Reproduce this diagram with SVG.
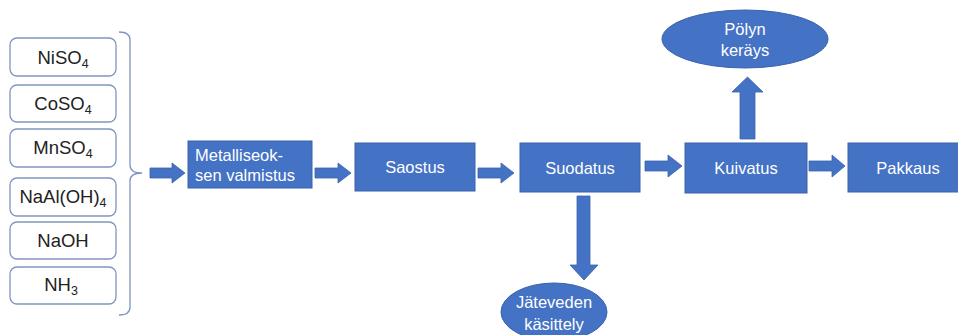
<svg xmlns="http://www.w3.org/2000/svg" width="958" height="335" viewBox="0 0 958 335">
<style>
.in{fill:#fff;stroke:#7f95c0;stroke-width:1.3}
.it{font-family:"Liberation Sans",Arial,sans-serif;font-size:18.5px;fill:#222;text-anchor:middle}
.sb{font-size:12.5px}
.bx{fill:#4472c4;stroke:#3a62ab;stroke-width:1}
.bt{font-family:"Liberation Sans",Arial,sans-serif;font-size:16.5px;fill:#fff;text-anchor:middle}
.ar{fill:#4472c4;stroke:#3a62ab;stroke-width:0.8}
.br{fill:none;stroke:#7f95c0;stroke-width:1.3}
</style>
<rect width="958" height="335" fill="#fff"/>
<g id="inputs">
<g id="n-niso4"><rect class="in" x="10" y="38" width="106" height="38" rx="7"/><text class="it" x="63" y="64">NiSO<tspan class="sb" dy="4">4</tspan></text></g>
<g id="n-coso4"><rect class="in" x="10" y="85" width="106" height="37" rx="7"/><text class="it" x="63" y="110">CoSO<tspan class="sb" dy="4">4</tspan></text></g>
<g id="n-mnso4"><rect class="in" x="10" y="129" width="106" height="38" rx="7"/><text class="it" x="63" y="154">MnSO<tspan class="sb" dy="4">4</tspan></text></g>
<g id="n-naal"><rect class="in" x="10" y="178" width="106" height="38" rx="7"/><text class="it" x="63" y="203">NaAl(OH)<tspan class="sb" dy="4">4</tspan></text></g>
<g id="n-naoh"><rect class="in" x="10" y="222" width="106" height="37" rx="7"/><text class="it" x="63" y="247">NaOH</text></g>
<g id="n-nh3"><rect class="in" x="10" y="267" width="106" height="37" rx="7"/><text class="it" x="61" y="291">NH<tspan class="sb" dy="4">3</tspan></text></g>
</g>
<g id="bracket"><path class="br" d="M119,32 Q130,32 130,40 L130,165 Q130,173 142,173 Q130,173 130,181 L130,307 Q130,315 119,315"/></g>
<g id="connectors">
<path class="ar" d="M150,168 H172 V163 L185,173 L172,183 V178 H150 Z"/>
<path class="ar" d="M315,168 H338 V163 L351,173 L338,183 V178 H315 Z"/>
<path class="ar" d="M478,168 H501 V163 L514,173 L501,183 V178 H478 Z"/>
<path class="ar" d="M645,161 H668 V155 L682,166 L668,177 V171 H645 Z"/>
<path class="ar" d="M809,161 H832 V155 L845,166 L832,177 V171 H809 Z"/>
<path class="ar" d="M740,139 V92 H732 L747.5,77 L763,92 H755 V139 Z"/>
<path class="ar" d="M577,196 V265 H570 L584,280 L598,265 H590 V196 Z"/>
</g>
<g id="n-metalli"><rect class="bx" x="188" y="141" width="124" height="47"/><text class="bt" x="195" y="161" style="text-anchor:start">Metalliseok-</text><text class="bt" x="195" y="181" style="text-anchor:start">sen valmistus</text></g>
<g id="n-saostus"><rect class="bx" x="355" y="143" width="120" height="48"/><text class="bt" x="415" y="173">Saostus</text></g>
<g id="n-suodatus"><rect class="bx" x="520" y="143" width="120" height="49"/><text class="bt" x="580" y="174">Suodatus</text></g>
<g id="n-kuivatus"><rect class="bx" x="685" y="143" width="122" height="50"/><text class="bt" x="746" y="174">Kuivatus</text></g>
<g id="n-pakkaus"><rect class="bx" x="848" y="143" width="112" height="49"/><text class="bt" x="908" y="174">Pakkaus</text></g>
<g id="n-polyn"><ellipse class="bx" cx="745" cy="39" rx="83" ry="29"/><text class="bt" x="745" y="35">Pölyn</text><text class="bt" x="745" y="56">keräys</text></g>
<g id="n-jatevesi"><ellipse class="bx" cx="554" cy="312" rx="53" ry="29"/><text class="bt" x="554" y="308">Jäteveden</text><text class="bt" x="554" y="330">käsittely</text></g>
</svg>
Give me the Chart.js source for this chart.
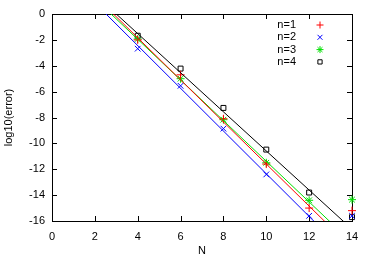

◇ ◇ ◇ ◇ ◇ ◇ ◇

* [What you have to do] Find each line holding the string "this" and copy it out.

* [Written response]
Reproduce this diagram with SVG.
Give me the Chart.js source for this chart.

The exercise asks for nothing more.